Mon expérience de collaboration avec les équipes de planning stratégique des agences est très positive. Nous parlons le même langage, et nous fonctionnons de la même façon, selon ce principe de pluridisciplinarité que nous venons d’évoquer. De ce fait, nous parvenons à travailler très vite et efficacement ensemble. Pour ce qui est des annonceurs, la fonction est encore très peu répandue chez eux ; il me serait donc difficile de me prononcer, mais je n’ai pas d’a priori négatif sur la qualité de la collaboration, bien au contraire.

Quel est l’avantage spécifique néanmoins pour un annonceur à travailler avec le planning stratégique d’un institut plutôt qu’avec celui d’une agence de communication ?

Je pense que la question ne se pose que rarement ainsi pour les annonceurs. Mais je crois cependant que la grande force du planning stratégique en institut, et à fortiori dans un institut international comme Ipsos, c’est de pouvoir se nourrir d’un nombre très important d’études, alors qu’il est parfois plus compliqué d’accéder à ces informations quand on est en agence…

Enfin si l’on se projette un peu dans le temps, dans dix ans par exemple. A quoi peut-on s’attendre concernant cette fonction ?

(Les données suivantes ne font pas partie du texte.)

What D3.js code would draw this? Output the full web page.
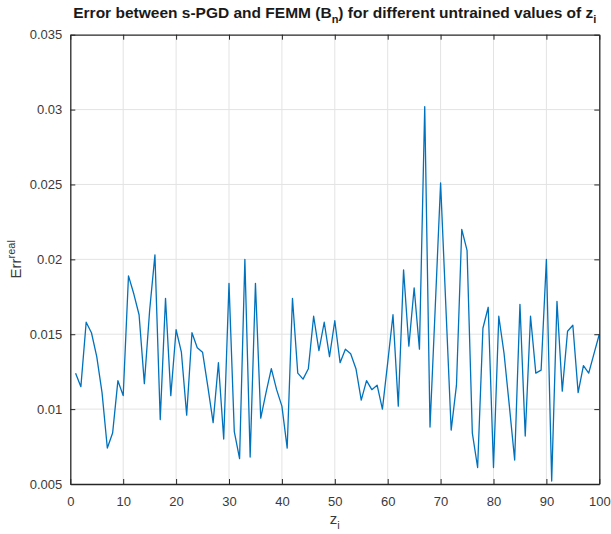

Je crois que le sens de l’histoire est bien celui d’une alliance de plus en plus forte entre les planners stratégiques et les pôles d’expertises qui se développent en particulier autour des nouvelles méthodologies. Je pense aux data sciences par exemple. Nous évoluons dans un contexte où il y a toujours plus de données disponibles, à des coûts de plus en plus faibles quand ils ne sont pas nuls. Mais ces données ne parlent pas toutes seules. Il faut d’une part formuler les bonnes questions, ce qui est la vocation même du planning stratégique. Et savoir exploiter ces « datas » pour y répondre, ce qui suppose de disposer de compétences bien précises. Les conditions de l’alliance sont donc parfaites !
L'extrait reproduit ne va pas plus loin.